Jepsen creates Internet privacy task force

Attorney General George Jepsen Wednesday announced the creation of a task force to investigate Internet privacy and data breaches while educating the public and businesses about data protection, an issue he said his office deals with on a monthly basis.

“If you asked me a year ago where Internet privacy considerations rank in my office in terms of significant cases, I would have put it a lot further down than it has been,” he said. “It seems like every month since I’ve taken office there’s been some accident or issue that we’ve had to respond to.”

“This is the bold new era of the Jepsen incumbency,” he joked about his first task force.


Jepsen with Privacy Task Force members

Jepsen highlighted some success his office already had with the “giants of the industry,” like Facebook and Google. Jepsen contacted officials at Facebook after Rep. Kim Rose, D-Milford, found someone created an impostor profile for her.

He stressed that Facebook acted with “alacrity” and seemed responsive to privacy concerns. Jepsen declined to comment on investigations involving Google, saying Connecticut continues to lead the 42-state investigation of Google’s data collection.

Jepsen’s predecessor, now-U.S. Sen. Richard Blumenthal, launched an investigation last year into Google’s “Street View” project and its collection of data such as email addresses and passwords as the Google cars mapped streets.

“The need for this initiative is well demonstrated,” Jepsen said.

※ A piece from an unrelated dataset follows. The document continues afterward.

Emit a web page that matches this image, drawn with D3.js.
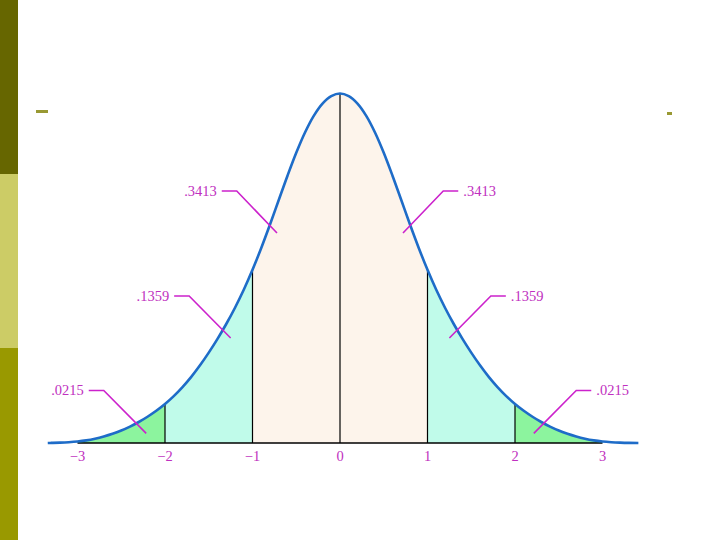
<!DOCTYPE html>
<html>
<head>
<meta charset="utf-8">
<script src="https://cdn.jsdelivr.net/npm/d3@7"></script>
<style>
  html, body { margin: 0; padding: 0; background: #ffffff; }
  svg { display: block; }
</style>
</head>
<body>
<svg id="chart" width="720" height="540"></svg>
<script>
// ---- data ----
const tickValues = [-3, -2, -1, 0, 1, 2, 3];
const tickLabels = ["\u22123", "\u22122", "\u22121", "0", "1", "2", "3"];

// curve samples: z and density height
const curveZ = [
  -3.34, -3.3, -3.2, -3.1, -3.0, -2.9, -2.8, -2.7, -2.6, -2.5, -2.4, -2.3, -2.2, -2.1, -2.0,
  -1.9, -1.8, -1.7, -1.6, -1.5, -1.4, -1.3, -1.2, -1.1, -1.0, -0.9, -0.8, -0.7, -0.6,
  -0.5, -0.4, -0.3, -0.2, -0.1, 0,
  0.1, 0.2, 0.3, 0.4, 0.5, 0.6, 0.7, 0.8, 0.9, 1.0, 1.1, 1.2, 1.3, 1.4,
  1.5, 1.6, 1.7, 1.8, 1.9, 2.0, 2.1, 2.2, 2.3, 2.4, 2.5, 2.6, 2.7, 2.8,
  2.9, 3.0, 3.1, 3.2, 3.3, 3.41
];
const curveDensity = [
  0, 0.0001, 0.0004, 0.0009, 0.0017, 0.0030, 0.0049, 0.0074, 0.0105, 0.0143, 0.0188, 0.0240, 0.0300, 0.0368, 0.0446,
  0.0536, 0.0639, 0.0756, 0.0888, 0.1033, 0.1190, 0.1360, 0.1546, 0.1751, 0.1979, 0.2229, 0.2497, 0.2777, 0.3055,
  0.3317, 0.3549, 0.3739, 0.3879, 0.3964, 0.3994,
  0.3964, 0.3879, 0.3739, 0.3549, 0.3317, 0.3055, 0.2777, 0.2497, 0.2229, 0.1979, 0.1751, 0.1546, 0.1360, 0.1190,
  0.1033, 0.0888, 0.0756, 0.0639, 0.0536, 0.0446, 0.0368, 0.0300, 0.0240, 0.0188, 0.0143, 0.0105, 0.0074, 0.0049,
  0.0030, 0.0017, 0.0009, 0.0004, 0.0001, 0
];

// shaded bands
const bandStart = [-3, -2, -1, 1, 2];
const bandEnd   = [-2, -1, 1, 2, 3];
const bandKind  = ["tail", "mid", "center", "mid", "tail"];

const dividers = [-2, -1, 0, 1, 2];

// callouts: label, tip (z, density), elbow (z, density)
const calloutLabels = [".3413", ".3413", ".1359", ".1359", ".0215", ".0215"];
const calloutTipZ   = [-0.72, 0.72, -1.25, 1.25, -2.215, 2.215];
const calloutTipD   = [0.240, 0.240, 0.120, 0.120, 0.011, 0.011];
const calloutElbowZ = [-1.18, 1.18, -1.724, 1.724, -2.70, 2.70];
const calloutElbowD = [0.288, 0.288, 0.168, 0.168, 0.060, 0.060];

// ---- layout / style ----
const svg = d3.select("#chart");
const colors = { tail: "#8CF49E", mid: "#C0FBEA", center: "#FDF4EB" };

const x = d3.scaleLinear().domain([-3, 3]).range([77.5, 602.5]);
const y = d3.scaleLinear().domain([0, 0.4]).range([443, 93]);

// left sidebar
const sideStops = [0, 174, 348, 540];
const sideColors = ["#666600", "#CCCC66", "#999900"];
svg.selectAll("rect.side").data(sideColors).enter().append("rect")
  .attr("class", "side")
  .attr("x", 0).attr("width", 18)
  .attr("y", (d, i) => sideStops[i])
  .attr("height", (d, i) => sideStops[i + 1] - sideStops[i])
  .attr("fill", d => d);

// small bullet dashes
svg.append("rect").attr("x", 36).attr("y", 110).attr("width", 12).attr("height", 3).attr("fill", "#999933");
svg.append("rect").attr("x", 667).attr("y", 112).attr("width", 5).attr("height", 3).attr("fill", "#999933");

const pts = curveZ.map((z, i) => [z, curveDensity[i]]);
const curveType = d3.curveCatmullRom.alpha(0.5);

const area = d3.area()
  .x(d => x(d[0]))
  .y0(y(0))
  .y1(d => y(d[1]))
  .curve(curveType);

const line = d3.line()
  .x(d => x(d[0]))
  .y(d => y(d[1]))
  .curve(curveType);

const defs = svg.append("defs");
defs.append("clipPath").attr("id", "under")
  .append("path").attr("d", area(pts));

const g = svg.append("g").attr("clip-path", "url(#under)");

// bands
g.selectAll("rect.band").data(bandStart).enter().append("rect")
  .attr("class", "band")
  .attr("x", (d) => x(d))
  .attr("width", (d, i) => x(bandEnd[i]) - x(d))
  .attr("y", y(0.4) - 5)
  .attr("height", y(0) - y(0.4) + 5)
  .attr("fill", (d, i) => colors[bandKind[i]]);

// divider lines
g.selectAll("line.div").data(dividers).enter().append("line")
  .attr("x1", d => x(d)).attr("x2", d => x(d))
  .attr("y1", y(0)).attr("y2", y(0.4) - 5)
  .attr("stroke", "#000").attr("stroke-width", 1.2);

// baseline
svg.append("line")
  .attr("x1", x(-3)).attr("x2", x(3))
  .attr("y1", y(0)).attr("y2", y(0))
  .attr("stroke", "#000").attr("stroke-width", 1.5);

// curve
svg.append("path")
  .attr("d", line(pts))
  .attr("fill", "none")
  .attr("stroke", "#1E6CC8")
  .attr("stroke-width", 2.6);

// tick labels
svg.selectAll("text.tick").data(tickValues).enter().append("text")
  .attr("x", d => x(d))
  .attr("y", 461)
  .attr("text-anchor", "middle")
  .attr("font-family", "'Liberation Serif', 'DejaVu Serif', serif")
  .attr("font-size", 14.5)
  .attr("fill", "#C030C0")
  .text((d, i) => tickLabels[i]);

// callouts
const magenta = "#CC22CC";
calloutLabels.forEach((lab, i) => {
  const side = calloutElbowZ[i] < 0 ? -1 : 1;
  const ex = x(calloutElbowZ[i]), ey = y(calloutElbowD[i]);
  const tx = x(calloutTipZ[i]), ty = y(calloutTipD[i]);
  const hx = ex + side * 15;
  svg.append("path")
    .attr("d", `M${tx},${ty}L${ex},${ey}L${hx},${ey}`)
    .attr("fill", "none")
    .attr("stroke", magenta)
    .attr("stroke-width", 1.6);
  svg.append("text")
    .attr("x", hx + side * 5)
    .attr("y", ey + 4.5)
    .attr("text-anchor", side < 0 ? "end" : "start")
    .attr("font-family", "'Liberation Serif', 'DejaVu Serif', serif")
    .attr("font-size", 14.5)
    .attr("fill", "#C030C0")
    .text(lab);
});
</script>
</body>
</html>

The Privacy Task Force is composed of four attorneys from Jepsen’s staff. Matthew Fitzsimmons of the consumer protection unit will lead the task force, which also includes Lorrie Adeyemi of the finance unit, Stephen Courtney of the health care fraud and whistleblower unit, and Michael Martone, executive policy advisor and counsel.

In addition to high-profile cases with companies like Facebook and Google, Jepsen said his office dealt with almost a dozen other cases since he took office eight months ago, involving the loss of medical and insurance records or personal customer information and the unauthorized collection of personally identifiable information.

“They’re striking in their variety,” he said.

“People are doing mobile banking and shopping on their phones and their laptops and there is just so much personal information out there,” Fitzsimmons said. “A lot of these breaches are somewhat inevitable and impact almost everybody. Now we’re starting to see complaints of larger breaches.”

Jepsen stressed that Internet privacy constitutes new territory for many, making it important that his task force meet with members of the business community to discuss their responsibility in protecting sensitive data and taking action when breaches occur.

“I think it’s more an issue that this is unknown territory and a rapidly evolving and changing technological environment,” he said. “I don’t think anyone five years ago or ten years could have imagined how things have moved as quickly and as far in all these areas, whether it’s financial services or health care or general consumer issues.”

He said the task force will first hold meetings with leaders of the financial, insurance, medical, educational and technology industries.